### SHORT PROBLEM
Using the listing below, give again exactly the lines from the line with "Give me the TikZ source for this diagram." to the line with "(7,11) -- (1313,11);", inclusive, without the pictures.

### DATA IN THIS EXERCISE
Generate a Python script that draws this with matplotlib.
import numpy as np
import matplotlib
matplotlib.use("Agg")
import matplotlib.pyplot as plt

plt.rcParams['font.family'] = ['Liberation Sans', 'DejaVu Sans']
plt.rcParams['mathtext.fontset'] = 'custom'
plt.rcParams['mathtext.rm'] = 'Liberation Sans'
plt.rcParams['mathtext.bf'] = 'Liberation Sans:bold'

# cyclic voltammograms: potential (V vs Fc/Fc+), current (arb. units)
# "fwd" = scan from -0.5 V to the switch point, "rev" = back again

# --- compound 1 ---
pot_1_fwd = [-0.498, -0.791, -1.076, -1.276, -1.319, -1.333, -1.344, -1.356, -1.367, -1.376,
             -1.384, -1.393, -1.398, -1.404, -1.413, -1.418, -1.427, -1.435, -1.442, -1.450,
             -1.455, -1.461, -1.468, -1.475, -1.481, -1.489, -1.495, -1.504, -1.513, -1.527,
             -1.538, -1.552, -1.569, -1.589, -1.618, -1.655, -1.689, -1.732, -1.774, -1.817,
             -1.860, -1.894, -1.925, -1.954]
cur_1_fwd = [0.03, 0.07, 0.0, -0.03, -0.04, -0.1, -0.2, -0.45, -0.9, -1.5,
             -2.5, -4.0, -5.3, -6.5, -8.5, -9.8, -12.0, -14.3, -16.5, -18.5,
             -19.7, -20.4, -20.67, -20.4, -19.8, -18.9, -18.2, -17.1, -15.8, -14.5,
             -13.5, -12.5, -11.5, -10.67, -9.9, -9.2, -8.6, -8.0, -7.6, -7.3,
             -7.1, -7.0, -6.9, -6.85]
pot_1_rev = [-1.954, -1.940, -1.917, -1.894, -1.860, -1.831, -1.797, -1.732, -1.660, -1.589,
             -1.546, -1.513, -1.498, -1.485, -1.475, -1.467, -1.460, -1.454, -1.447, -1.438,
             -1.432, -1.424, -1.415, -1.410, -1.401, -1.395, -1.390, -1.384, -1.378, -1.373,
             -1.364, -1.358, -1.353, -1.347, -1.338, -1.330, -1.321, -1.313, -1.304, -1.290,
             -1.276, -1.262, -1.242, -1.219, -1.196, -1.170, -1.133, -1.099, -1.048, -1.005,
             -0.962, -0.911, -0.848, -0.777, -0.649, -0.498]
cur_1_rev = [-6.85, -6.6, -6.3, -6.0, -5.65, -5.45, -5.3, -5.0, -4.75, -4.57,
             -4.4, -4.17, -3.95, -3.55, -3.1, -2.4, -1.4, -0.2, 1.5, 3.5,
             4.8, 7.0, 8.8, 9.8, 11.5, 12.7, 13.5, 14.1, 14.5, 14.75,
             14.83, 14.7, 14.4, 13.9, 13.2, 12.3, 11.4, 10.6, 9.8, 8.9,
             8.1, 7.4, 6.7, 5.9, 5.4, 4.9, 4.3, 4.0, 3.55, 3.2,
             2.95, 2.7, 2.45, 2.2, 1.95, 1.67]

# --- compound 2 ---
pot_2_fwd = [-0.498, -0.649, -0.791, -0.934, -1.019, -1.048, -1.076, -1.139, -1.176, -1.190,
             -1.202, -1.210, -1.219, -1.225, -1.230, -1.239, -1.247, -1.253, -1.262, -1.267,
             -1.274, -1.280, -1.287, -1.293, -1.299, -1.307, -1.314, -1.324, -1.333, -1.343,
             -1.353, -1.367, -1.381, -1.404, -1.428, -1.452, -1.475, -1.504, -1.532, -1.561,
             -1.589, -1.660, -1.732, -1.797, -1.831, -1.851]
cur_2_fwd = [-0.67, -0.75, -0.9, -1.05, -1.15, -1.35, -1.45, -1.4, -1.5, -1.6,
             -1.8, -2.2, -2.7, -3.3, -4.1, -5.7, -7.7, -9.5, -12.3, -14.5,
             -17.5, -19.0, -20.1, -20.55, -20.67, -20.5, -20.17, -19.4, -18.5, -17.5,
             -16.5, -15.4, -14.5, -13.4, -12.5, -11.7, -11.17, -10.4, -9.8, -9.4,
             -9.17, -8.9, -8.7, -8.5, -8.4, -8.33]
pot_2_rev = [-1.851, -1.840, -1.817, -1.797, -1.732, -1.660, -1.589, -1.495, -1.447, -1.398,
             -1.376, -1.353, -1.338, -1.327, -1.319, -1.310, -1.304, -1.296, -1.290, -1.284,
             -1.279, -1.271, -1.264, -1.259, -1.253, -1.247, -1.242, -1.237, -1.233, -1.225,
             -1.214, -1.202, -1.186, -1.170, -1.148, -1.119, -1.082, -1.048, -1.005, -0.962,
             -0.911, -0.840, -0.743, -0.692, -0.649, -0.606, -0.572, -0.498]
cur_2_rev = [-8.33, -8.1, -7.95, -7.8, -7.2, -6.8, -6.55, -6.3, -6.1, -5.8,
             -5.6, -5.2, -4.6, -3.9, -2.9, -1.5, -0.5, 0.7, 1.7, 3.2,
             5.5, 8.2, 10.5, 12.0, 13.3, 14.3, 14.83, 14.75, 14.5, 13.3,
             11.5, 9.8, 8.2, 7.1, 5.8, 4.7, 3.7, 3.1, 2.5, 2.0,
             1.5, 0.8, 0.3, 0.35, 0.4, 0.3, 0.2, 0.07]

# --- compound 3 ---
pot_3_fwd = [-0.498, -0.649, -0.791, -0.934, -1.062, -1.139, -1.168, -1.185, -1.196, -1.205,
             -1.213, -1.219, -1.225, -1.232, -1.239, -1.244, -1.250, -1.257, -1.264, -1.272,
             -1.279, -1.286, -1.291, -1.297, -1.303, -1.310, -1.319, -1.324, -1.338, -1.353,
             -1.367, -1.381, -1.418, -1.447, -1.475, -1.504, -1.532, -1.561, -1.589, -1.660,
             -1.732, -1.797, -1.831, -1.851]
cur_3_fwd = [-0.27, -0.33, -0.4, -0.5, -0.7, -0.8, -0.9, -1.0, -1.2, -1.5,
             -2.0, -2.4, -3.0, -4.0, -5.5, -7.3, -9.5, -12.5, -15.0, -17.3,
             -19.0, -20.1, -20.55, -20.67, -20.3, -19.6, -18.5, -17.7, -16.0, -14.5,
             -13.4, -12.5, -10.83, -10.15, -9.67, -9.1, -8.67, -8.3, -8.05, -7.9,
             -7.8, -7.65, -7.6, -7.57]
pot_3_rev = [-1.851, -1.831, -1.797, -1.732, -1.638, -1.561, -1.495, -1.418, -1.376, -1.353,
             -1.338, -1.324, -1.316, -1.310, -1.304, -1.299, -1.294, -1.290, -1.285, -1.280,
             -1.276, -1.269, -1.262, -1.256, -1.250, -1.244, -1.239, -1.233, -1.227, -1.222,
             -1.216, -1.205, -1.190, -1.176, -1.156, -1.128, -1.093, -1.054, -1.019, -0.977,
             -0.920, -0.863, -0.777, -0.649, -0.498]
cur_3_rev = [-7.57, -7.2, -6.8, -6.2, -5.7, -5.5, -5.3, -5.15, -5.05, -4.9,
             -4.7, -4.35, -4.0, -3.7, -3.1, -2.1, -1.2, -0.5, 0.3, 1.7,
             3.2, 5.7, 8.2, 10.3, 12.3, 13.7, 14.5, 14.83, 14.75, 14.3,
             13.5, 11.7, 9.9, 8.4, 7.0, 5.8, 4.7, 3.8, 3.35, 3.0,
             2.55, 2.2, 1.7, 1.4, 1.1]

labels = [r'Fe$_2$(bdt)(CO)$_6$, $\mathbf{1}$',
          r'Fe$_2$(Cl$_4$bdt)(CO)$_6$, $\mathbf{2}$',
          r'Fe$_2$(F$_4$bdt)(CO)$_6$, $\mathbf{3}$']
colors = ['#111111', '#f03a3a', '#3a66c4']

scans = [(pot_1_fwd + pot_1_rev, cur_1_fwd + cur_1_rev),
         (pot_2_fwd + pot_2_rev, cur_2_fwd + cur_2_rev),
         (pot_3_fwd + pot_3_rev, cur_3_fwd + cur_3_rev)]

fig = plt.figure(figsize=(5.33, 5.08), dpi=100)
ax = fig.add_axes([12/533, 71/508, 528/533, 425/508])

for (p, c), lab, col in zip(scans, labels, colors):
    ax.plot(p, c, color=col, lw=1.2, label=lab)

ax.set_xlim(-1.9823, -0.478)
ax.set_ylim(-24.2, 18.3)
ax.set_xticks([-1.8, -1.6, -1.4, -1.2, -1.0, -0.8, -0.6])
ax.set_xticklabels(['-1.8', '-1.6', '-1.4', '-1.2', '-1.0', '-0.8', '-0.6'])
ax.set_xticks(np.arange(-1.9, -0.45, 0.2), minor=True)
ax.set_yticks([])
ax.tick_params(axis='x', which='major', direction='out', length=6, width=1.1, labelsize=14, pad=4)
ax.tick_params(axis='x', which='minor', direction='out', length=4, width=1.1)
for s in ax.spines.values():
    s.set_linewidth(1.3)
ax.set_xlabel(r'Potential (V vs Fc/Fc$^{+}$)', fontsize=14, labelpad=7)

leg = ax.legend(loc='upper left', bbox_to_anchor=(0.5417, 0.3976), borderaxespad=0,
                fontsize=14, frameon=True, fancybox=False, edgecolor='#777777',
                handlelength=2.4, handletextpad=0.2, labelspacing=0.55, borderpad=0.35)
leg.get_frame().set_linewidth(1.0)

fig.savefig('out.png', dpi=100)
--
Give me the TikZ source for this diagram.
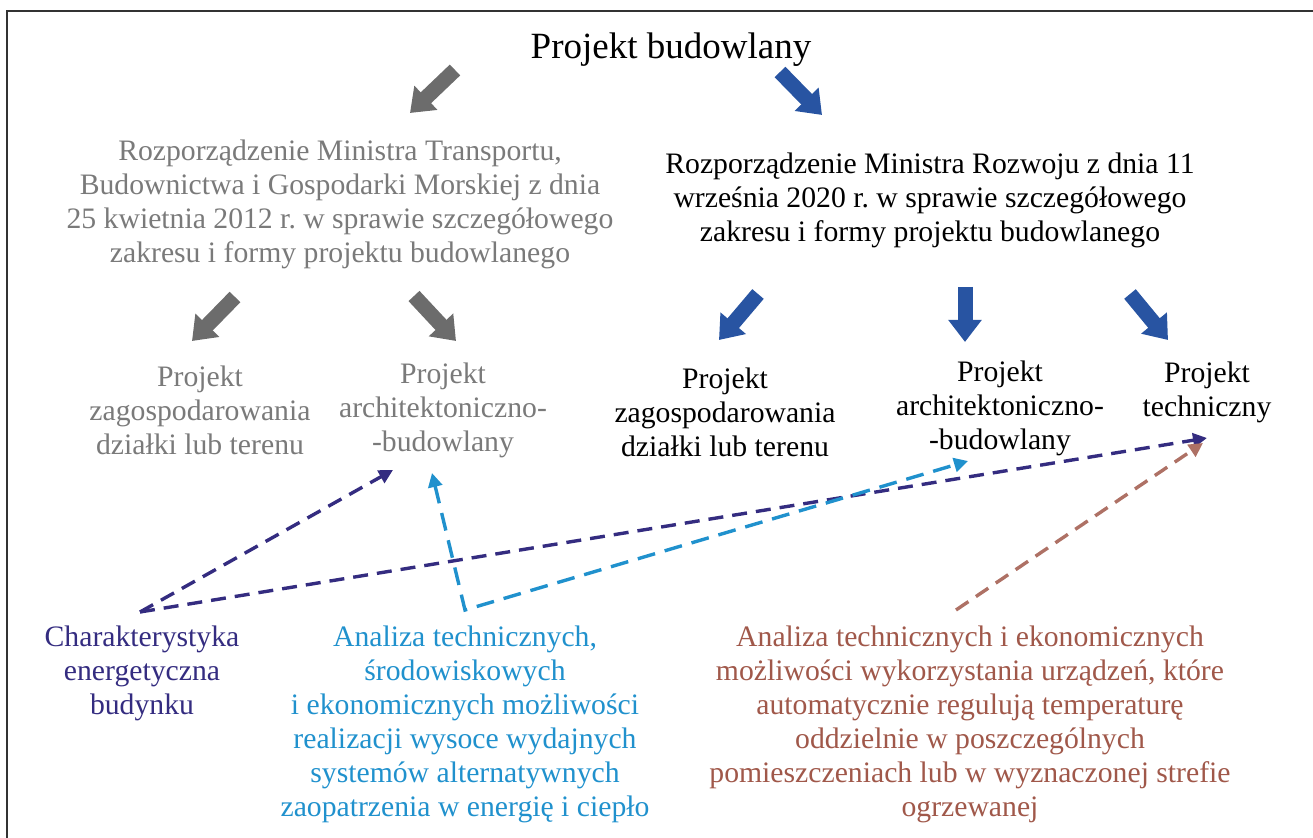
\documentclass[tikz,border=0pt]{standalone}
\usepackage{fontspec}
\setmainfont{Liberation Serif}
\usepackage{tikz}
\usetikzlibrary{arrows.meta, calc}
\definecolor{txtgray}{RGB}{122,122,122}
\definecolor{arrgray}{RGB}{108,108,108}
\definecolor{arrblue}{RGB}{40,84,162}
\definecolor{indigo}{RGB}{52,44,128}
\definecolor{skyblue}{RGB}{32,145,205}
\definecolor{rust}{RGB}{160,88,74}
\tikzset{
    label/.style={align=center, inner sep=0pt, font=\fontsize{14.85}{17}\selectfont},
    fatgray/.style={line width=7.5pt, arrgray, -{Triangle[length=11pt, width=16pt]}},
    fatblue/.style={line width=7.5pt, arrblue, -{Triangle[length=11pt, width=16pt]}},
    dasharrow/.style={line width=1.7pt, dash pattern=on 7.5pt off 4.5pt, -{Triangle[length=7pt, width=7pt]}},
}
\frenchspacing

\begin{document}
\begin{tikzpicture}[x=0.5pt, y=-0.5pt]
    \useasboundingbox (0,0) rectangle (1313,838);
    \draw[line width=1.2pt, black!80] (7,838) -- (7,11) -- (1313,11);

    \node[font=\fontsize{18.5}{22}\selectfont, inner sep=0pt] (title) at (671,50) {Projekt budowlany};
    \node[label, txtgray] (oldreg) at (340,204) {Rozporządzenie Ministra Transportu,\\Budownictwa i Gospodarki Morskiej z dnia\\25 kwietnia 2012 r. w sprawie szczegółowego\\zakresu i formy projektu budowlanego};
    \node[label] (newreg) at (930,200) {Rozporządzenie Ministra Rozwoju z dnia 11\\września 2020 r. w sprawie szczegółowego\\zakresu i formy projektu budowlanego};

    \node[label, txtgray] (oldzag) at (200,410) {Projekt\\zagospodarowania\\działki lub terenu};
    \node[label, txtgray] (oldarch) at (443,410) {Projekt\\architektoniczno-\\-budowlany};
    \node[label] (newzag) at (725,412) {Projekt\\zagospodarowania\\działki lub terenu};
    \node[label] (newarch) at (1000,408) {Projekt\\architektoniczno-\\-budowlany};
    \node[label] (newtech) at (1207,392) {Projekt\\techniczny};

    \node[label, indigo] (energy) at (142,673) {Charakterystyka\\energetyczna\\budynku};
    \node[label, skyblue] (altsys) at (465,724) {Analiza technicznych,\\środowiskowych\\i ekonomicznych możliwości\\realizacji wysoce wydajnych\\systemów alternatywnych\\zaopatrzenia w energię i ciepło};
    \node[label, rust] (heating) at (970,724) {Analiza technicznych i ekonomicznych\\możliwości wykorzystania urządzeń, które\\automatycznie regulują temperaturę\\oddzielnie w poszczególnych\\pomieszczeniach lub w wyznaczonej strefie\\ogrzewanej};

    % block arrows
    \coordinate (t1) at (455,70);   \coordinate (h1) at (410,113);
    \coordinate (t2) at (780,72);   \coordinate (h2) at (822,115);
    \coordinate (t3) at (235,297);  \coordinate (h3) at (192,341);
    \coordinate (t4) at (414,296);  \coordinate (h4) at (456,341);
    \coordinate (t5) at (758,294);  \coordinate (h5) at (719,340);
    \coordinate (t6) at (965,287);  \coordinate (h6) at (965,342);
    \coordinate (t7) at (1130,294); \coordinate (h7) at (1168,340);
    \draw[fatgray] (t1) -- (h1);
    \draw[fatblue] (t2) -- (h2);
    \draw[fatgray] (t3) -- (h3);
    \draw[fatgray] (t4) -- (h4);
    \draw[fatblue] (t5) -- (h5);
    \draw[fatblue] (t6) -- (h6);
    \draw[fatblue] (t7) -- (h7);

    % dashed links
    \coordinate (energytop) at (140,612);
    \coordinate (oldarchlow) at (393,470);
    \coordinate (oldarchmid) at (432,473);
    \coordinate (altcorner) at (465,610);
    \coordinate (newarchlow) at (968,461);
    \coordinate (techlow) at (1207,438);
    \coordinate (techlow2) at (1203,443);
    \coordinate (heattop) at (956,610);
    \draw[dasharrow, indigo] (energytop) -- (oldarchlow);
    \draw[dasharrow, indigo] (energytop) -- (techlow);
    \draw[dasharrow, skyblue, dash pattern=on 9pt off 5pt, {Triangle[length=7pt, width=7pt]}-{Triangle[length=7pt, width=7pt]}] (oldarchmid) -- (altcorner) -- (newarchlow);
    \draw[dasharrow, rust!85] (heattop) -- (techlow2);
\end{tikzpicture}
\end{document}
==
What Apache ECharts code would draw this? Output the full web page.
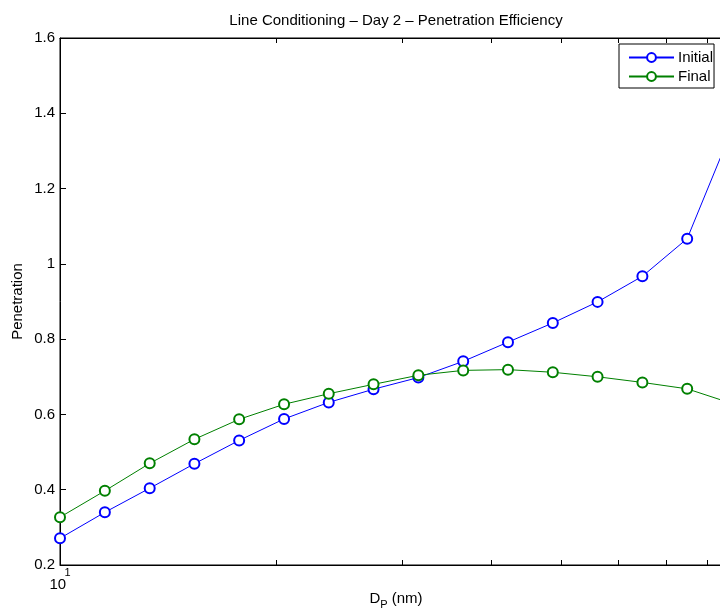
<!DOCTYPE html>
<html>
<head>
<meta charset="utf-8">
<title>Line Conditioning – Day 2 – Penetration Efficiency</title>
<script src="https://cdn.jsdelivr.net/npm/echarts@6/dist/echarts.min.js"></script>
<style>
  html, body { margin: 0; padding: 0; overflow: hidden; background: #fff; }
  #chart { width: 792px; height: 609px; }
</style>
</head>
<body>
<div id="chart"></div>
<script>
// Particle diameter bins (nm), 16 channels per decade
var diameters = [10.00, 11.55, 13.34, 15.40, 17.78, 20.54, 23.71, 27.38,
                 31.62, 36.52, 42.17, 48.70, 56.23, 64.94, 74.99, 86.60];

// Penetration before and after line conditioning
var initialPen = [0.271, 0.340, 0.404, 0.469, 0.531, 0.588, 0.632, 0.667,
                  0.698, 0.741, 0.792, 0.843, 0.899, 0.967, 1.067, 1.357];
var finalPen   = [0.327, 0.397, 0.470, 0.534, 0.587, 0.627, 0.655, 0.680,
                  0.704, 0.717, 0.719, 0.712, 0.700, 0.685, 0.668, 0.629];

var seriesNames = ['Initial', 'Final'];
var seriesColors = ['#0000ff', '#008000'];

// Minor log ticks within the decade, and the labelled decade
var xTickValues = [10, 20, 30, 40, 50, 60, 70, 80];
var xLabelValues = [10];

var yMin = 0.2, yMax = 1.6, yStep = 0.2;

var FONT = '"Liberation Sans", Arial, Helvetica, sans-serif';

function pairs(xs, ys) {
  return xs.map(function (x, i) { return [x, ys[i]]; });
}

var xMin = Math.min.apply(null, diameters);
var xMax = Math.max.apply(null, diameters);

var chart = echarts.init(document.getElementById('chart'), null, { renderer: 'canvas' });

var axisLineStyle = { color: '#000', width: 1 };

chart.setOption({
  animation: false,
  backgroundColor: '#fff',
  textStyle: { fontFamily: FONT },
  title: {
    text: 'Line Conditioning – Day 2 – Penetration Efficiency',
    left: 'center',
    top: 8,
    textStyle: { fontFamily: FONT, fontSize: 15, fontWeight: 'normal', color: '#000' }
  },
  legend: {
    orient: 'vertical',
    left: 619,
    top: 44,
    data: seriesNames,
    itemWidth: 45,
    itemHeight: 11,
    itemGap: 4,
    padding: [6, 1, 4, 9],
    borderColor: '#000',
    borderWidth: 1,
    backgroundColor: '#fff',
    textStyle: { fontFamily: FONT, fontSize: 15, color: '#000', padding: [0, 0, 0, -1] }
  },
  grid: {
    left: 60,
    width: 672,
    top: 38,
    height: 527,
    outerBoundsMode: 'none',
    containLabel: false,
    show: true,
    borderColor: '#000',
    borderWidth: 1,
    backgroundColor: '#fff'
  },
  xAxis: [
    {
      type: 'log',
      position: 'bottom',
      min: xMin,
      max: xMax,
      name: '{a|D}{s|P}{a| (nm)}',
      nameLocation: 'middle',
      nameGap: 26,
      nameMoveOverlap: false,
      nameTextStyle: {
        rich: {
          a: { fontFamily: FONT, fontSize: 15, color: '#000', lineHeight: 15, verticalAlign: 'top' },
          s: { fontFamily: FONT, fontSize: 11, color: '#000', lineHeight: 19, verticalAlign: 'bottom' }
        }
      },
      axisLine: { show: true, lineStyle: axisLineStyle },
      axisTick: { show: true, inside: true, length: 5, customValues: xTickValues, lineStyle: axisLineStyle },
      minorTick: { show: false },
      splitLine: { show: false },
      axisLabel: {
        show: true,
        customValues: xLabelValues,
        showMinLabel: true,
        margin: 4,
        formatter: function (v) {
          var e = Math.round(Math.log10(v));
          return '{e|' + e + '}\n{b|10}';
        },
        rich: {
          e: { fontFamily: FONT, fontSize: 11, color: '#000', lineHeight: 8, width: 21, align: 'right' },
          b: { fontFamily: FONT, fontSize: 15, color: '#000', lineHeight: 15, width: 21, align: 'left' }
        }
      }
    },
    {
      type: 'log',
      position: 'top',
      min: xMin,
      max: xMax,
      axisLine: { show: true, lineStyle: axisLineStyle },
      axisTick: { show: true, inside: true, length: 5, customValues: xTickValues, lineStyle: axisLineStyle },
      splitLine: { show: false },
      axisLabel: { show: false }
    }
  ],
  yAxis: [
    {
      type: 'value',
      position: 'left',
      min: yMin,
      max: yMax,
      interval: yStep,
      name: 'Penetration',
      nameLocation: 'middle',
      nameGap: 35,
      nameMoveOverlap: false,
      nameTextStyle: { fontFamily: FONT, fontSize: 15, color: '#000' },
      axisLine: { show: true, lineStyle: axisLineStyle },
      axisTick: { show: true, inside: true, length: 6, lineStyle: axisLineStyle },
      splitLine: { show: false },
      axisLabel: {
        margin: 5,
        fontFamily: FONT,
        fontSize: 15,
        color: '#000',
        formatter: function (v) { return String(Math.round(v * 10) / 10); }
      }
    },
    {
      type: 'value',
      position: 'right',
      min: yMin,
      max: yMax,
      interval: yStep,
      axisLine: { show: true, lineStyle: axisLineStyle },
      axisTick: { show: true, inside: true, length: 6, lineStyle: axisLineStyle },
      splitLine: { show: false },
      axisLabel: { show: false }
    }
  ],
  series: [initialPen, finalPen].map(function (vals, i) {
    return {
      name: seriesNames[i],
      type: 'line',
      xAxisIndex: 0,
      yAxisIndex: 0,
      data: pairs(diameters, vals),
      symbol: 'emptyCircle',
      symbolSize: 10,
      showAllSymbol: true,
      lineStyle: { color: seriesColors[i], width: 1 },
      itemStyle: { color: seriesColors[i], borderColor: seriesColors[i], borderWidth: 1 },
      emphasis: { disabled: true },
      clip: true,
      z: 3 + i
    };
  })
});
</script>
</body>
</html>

### FINAL RESULT
Give me the TikZ source for this diagram.
\documentclass[tikz,border=0pt]{standalone}
\usepackage{fontspec}
\setmainfont{Liberation Serif}
\usepackage{tikz}
\usetikzlibrary{arrows.meta, calc}
\definecolor{txtgray}{RGB}{122,122,122}
\definecolor{arrgray}{RGB}{108,108,108}
\definecolor{arrblue}{RGB}{40,84,162}
\definecolor{indigo}{RGB}{52,44,128}
\definecolor{skyblue}{RGB}{32,145,205}
\definecolor{rust}{RGB}{160,88,74}
\tikzset{
    label/.style={align=center, inner sep=0pt, font=\fontsize{14.85}{17}\selectfont},
    fatgray/.style={line width=7.5pt, arrgray, -{Triangle[length=11pt, width=16pt]}},
    fatblue/.style={line width=7.5pt, arrblue, -{Triangle[length=11pt, width=16pt]}},
    dasharrow/.style={line width=1.7pt, dash pattern=on 7.5pt off 4.5pt, -{Triangle[length=7pt, width=7pt]}},
}
\frenchspacing

\begin{document}
\begin{tikzpicture}[x=0.5pt, y=-0.5pt]
    \useasboundingbox (0,0) rectangle (1313,838);
    \draw[line width=1.2pt, black!80] (7,838) -- (7,11) -- (1313,11);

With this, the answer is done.